Converting DJVU to PDF

49,735

Solution 1

Method 1

Simply use DJView and export as PDF

  1. Goto Synaptic Package Manager
  2. Install DJview4
  3. Run DJview (Applications - Graphics - DJView4)
  4. Open your .djvu document
  5. : Menu - Export As: PDF

Method 2

Open the djvu file in evince
Select print ----> print to file
change .ps to .pdf and click print

Method 3

  1. Goto Synaptic Package Manager
  2. Install

    djvulibre-bin libdjvulibre21 okular-extra-backends evince libevdocument3 libevview3

  3. Goto terminal and write

     sudo apt-get install libtiff-tools
    
  4. Goto the directory where the djvu file is present. Click the right mouse button. Goto “Open In Terminal” option. Click on it. A terminal will open.

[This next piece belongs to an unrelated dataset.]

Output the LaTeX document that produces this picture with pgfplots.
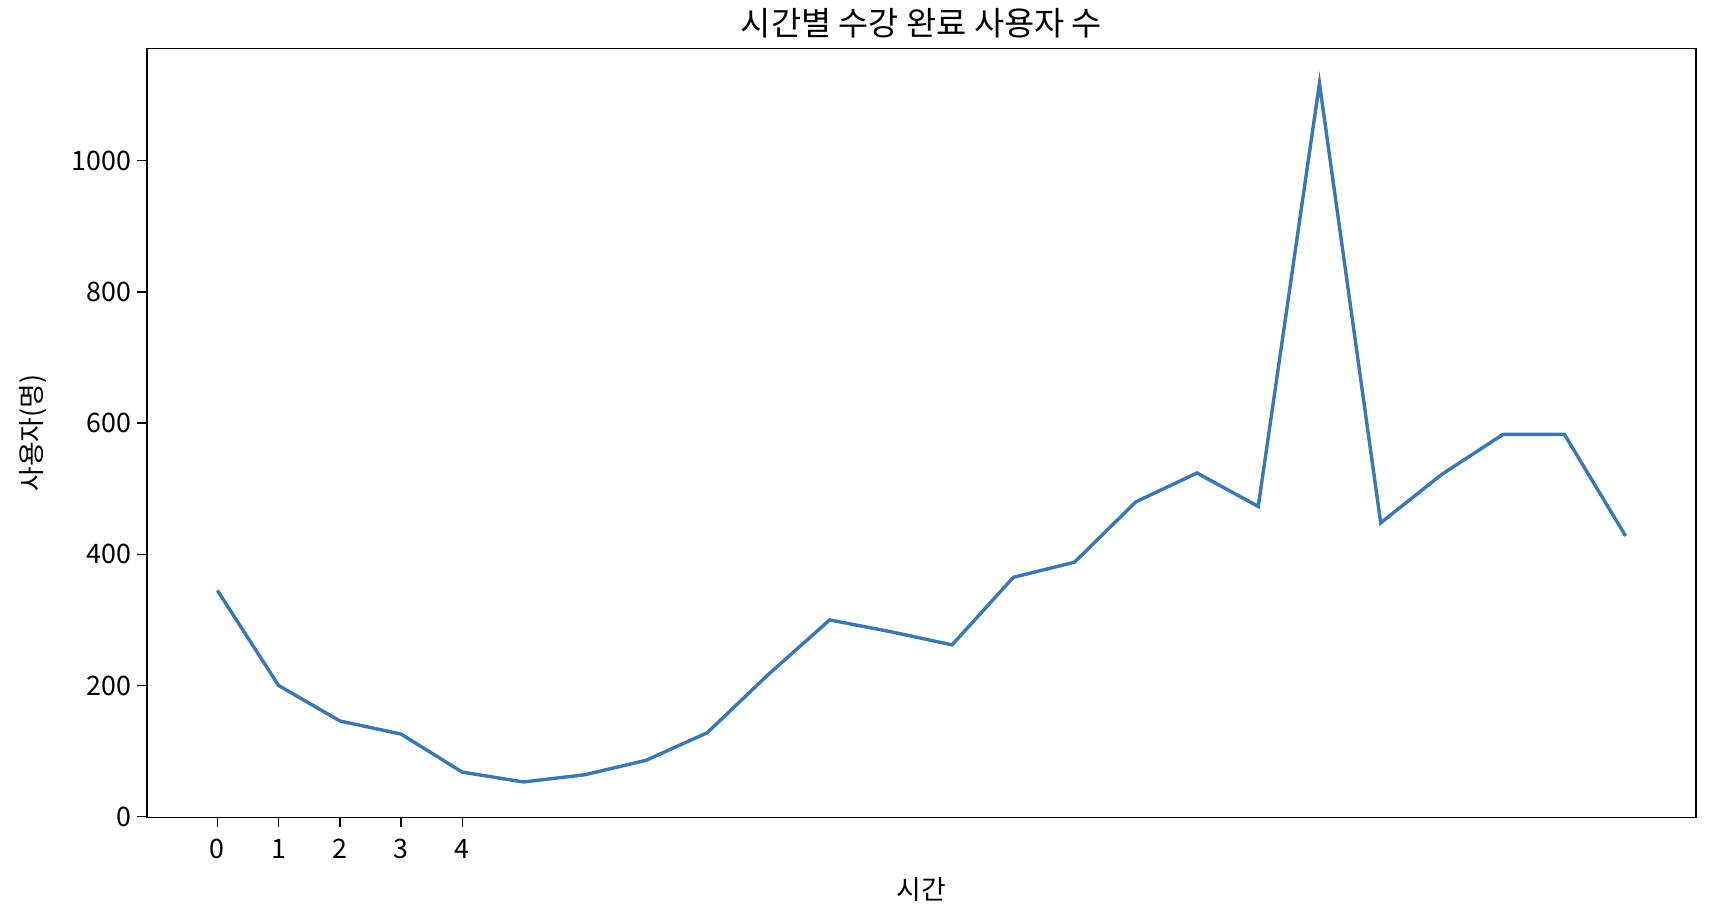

  5. In that terminal write

    ddjvu -format=tiff file_name.djvu file_name.tiff
    tiff2pdf -j -o file_name.pdf file_name.tiff
    

Method 4

There is also an online converter DjVu to PDF converter

Solution 2

Here is one way, which would require some not so common tools:

  1. ocrodjvu
  2. pdfbeads, that has it's own requirements which can be found by Google

We can use djvu2hocr command (from ocrodjvu package) to extract hidden text layer from DjVu file (it doesn't do any OCR or similar, it just extracts text layer with geometry), i.e.:

djvu2hocr -p 10 sample.djvu | sed 's/ocrx/ocr/g' > pg10.html

sed intervention corrects class names in output hOCR (which is just simple HTML file)

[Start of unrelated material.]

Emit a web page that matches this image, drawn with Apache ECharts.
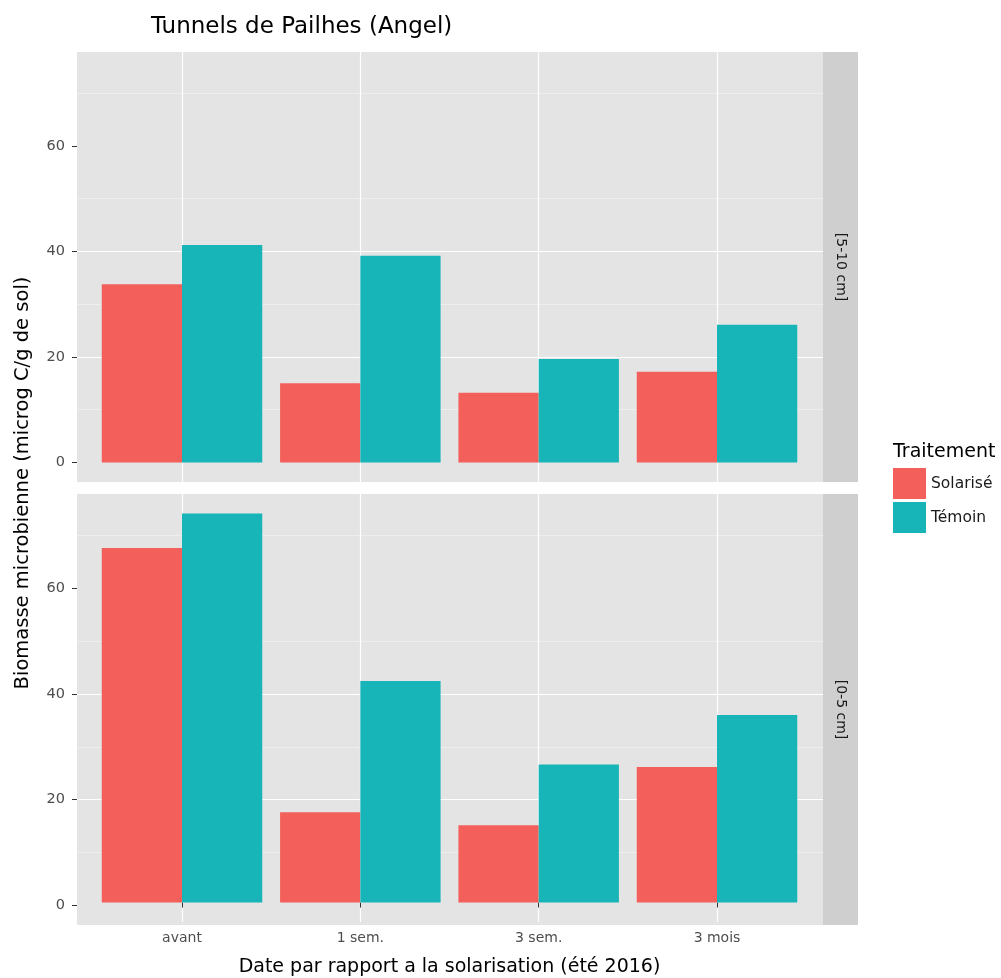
<!DOCTYPE html>
<html>
<head>
<meta charset="utf-8">
<script src="https://cdn.jsdelivr.net/npm/echarts@6/dist/echarts.min.js"></script>
<style>
  html, body { margin: 0; padding: 0; background: #fff; }
  #main { width: 1001px; height: 978px; }
</style>
</head>
<body>
<div id="main"></div>
<script>
// data
const categories = ['avant', '1 sem.', '3 sem.', '3 mois'];
const seriesNames = ['Solarisé', 'Témoin'];
const facetLabels = ['[5-10 cm]', '[0-5 cm]'];
const solarise510 = [33.8, 15.0, 13.2, 17.2];
const temoin510 = [41.2, 39.2, 19.6, 26.1];
const solarise05 = [67.5, 17.2, 14.7, 25.8];
const temoin05 = [74.1, 42.2, 26.3, 35.7];
const yTicks = [0, 20, 40, 60];

const FONT = 'DejaVu Sans';
const colors = ['#f35f5b', '#17b4b8'];
const yMin = -3.7, yMax = 77.8;

const chart = echarts.init(document.getElementById('main'));

const panels = [
  { top: 52, height: 430, data: [solarise510, temoin510], label: facetLabels[0] },
  { top: 494, height: 431, data: [solarise05, temoin05], label: facetLabels[1] }
];

const grid = [], xAxis = [], yAxis = [], series = [], graphic = [];
panels.forEach(function (p, i) {
  const last = i === panels.length - 1;
  // panel background + y axis
  grid.push({ left: 77, width: 746, top: p.top, height: p.height, show: true,
    backgroundColor: '#e4e4e4', borderWidth: 0 });
  // bars: x spans first to last category centre
  grid.push({ left: 182, width: 535, top: p.top, height: p.height });
  const bg = grid.length - 2, bar = grid.length - 1;

  xAxis.push({ type: 'value', gridIndex: bg, show: false, min: 0, max: 1 });
  xAxis.push({
    type: 'category', gridIndex: bar, data: categories, boundaryGap: false,
    axisLine: { show: false },
    axisTick: { show: last, length: 5, lineStyle: { color: '#333' } },
    axisLabel: { show: last, color: '#4d4d4d', fontFamily: FONT, fontSize: 14, margin: 9 },
    splitLine: { show: true, lineStyle: { color: '#ffffff', width: 1.2 } },
    name: last ? 'Date par rapport a la solarisation (été 2016)' : '',
    nameLocation: 'middle', nameGap: 36,
    nameTextStyle: { color: '#000', fontFamily: FONT, fontSize: 19 }
  });

  yAxis.push({
    type: 'value', gridIndex: bg, min: yMin, max: yMax,
    axisLine: { show: false },
    axisTick: { show: true, length: 5, customValues: yTicks, lineStyle: { color: '#333' } },
    axisLabel: { customValues: yTicks, color: '#4d4d4d', fontFamily: FONT, fontSize: 14.5, margin: 12 },
    splitLine: { show: true, showMinLine: false, showMaxLine: false,
      lineStyle: { color: '#ffffff', width: 1.2 } },
    minorTick: { show: false, splitNumber: 2 },
    minorSplitLine: { show: true, lineStyle: { color: '#f2f2f2', width: 0.7 } }
  });
  yAxis.push({ type: 'value', gridIndex: bar, min: yMin, max: yMax, show: false,
    splitLine: { show: false } });

  p.data.forEach(function (vals, k) {
    series.push({
      type: 'bar', name: seriesNames[k], xAxisIndex: bar, yAxisIndex: bar,
      data: vals, barWidth: '45%', barGap: '0%', clip: false,
      itemStyle: { color: colors[k] }, emphasis: { disabled: true }
    });
  });

  // facet strip
  graphic.push({ type: 'rect', shape: { x: 823, y: p.top, width: 35, height: p.height },
    style: { fill: '#cfcfcf' }, silent: true });
  graphic.push({ type: 'text', x: 840.5, y: p.top + p.height / 2, rotation: -Math.PI / 2,
    style: { text: p.label, fill: '#1a1a1a', font: '14px "' + FONT + '"',
      align: 'center', verticalAlign: 'middle' }, silent: true });
});

graphic.push({ type: 'text', x: 23, y: 483, rotation: Math.PI / 2,
  style: { text: 'Biomasse microbienne (microg C/g de sol)', fill: '#000',
    font: '19.5px "' + FONT + '"', align: 'center', verticalAlign: 'middle' }, silent: true });

const option = {
  animation: false,
  title: [
    { text: 'Tunnels de Pailhes (Angel)', left: 151, top: 16, padding: 0,
      textStyle: { color: '#000', fontFamily: FONT, fontSize: 23, fontWeight: 'normal' } },
    { text: 'Traitement', left: 893, top: 443, padding: 0,
      textStyle: { color: '#000', fontFamily: FONT, fontSize: 19, fontWeight: 'normal' } }
  ],
  legend: {
    data: seriesNames, orient: 'vertical', left: 893, top: 468, padding: 0,
    icon: 'rect', itemWidth: 33, itemHeight: 31, itemGap: 3, selectedMode: false,
    textStyle: { color: '#1a1a1a', fontFamily: FONT, fontSize: 15.5 }
  },
  grid: grid, xAxis: xAxis, yAxis: yAxis, series: series, graphic: graphic
};
chart.setOption(option);
</script>
</body>
</html>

Now we extract DjVu page to TIFF format with:

ddjvu -format=tiff -page=10 sample.djvu pg10.tif

so that we end with these file in out work folder:

sample.djvu
pg10.html
pg10.tif

This is where pdfbeads comes in play, and we simple execute:

pdfbeads -o pg10.pdf

then this nifty program takes care of everything that's inside this folder (HTML and TIFF files with same base name) and produces output PDF file with some by-products:

sample.djvu
pg10.html
pg10.tif
pg10.jbig2
pg10.pdf
pg10.sym

which is identical to input DjVu file and has text layer inside:

enter image description here

Comments summary:

Lengthy comments below discuss representing smaller images from DjVu document page as separate objects, which is not easily possible because DjVu document page is itself just a single image with optional text layer, with no "information" about smaller images as separate objects. If DjVu document has color images, then they'll be usually placed on background layer; in this case user can take advantage of tools like ddjvu (extract only background layer) and imagemagick (auto-crop) to output just images instead whole canvas, but it can't be automated for creating PDF output

Another saner, but slower approach is use of regular OCR GUI tools. gscan2pdf (> 1.0) is suggested as possible candidate for Linux PC

Solution 3

There is djvu2pdf but it relies on ghostscript so it might be another printing option. I still suggest you give it a look, just in case it's more clever than I'm giving it credit.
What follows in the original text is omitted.